24La violence et la non-violence sont des concepts appariés. Par une sorte d’inertie perceptive qui touche ce genre de notions, ils sont parfois considérés comme des concepts symétriques s’opposant aussi bien par leur contenu que par leur statut éthique. Pourtant, ils ne sont pas tout à fait symétriques. Par leur contenu de fait, ils caractérisent des actions, y compris au sens large de succession d’actions voire de politiques menées. Mais, contrairement à la violence, la non-violence est aussi un principe éthique (moral).

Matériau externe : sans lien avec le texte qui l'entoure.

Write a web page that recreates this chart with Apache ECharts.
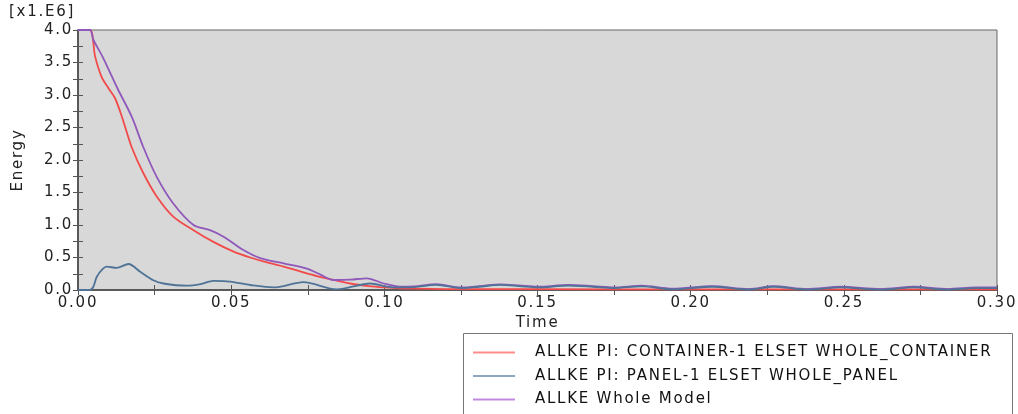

La violence n’a rien de nécessaire, même pour les consciences les plus méchante. Elle est quotidienne, ordinaire, inertielle. Comme tout ce qui est quotidien et spontané, elle ne requiert aucune formalisation normative, et moins encore d’argumentations éthiques. Le monde est enfoncé dans la violence et requiert un effort pour que l’on prenne conscience de la possibilité et du caractère préférable de la non-violence. La nécessité d’un tel effort transforme la non-violence en un problème de convictions éthiques et de choix moraux. C’est grâce aux sermons prônant la non-violence et aux doctrines qui les ont étayés que l’on a senti le besoin de justifier l’usage de la force face à la non-violence. Cela se comprend : il fallait adapter l’éthique évangélique de la non-résistance au mal par la force à la réalité quotidienne d’un monde violent.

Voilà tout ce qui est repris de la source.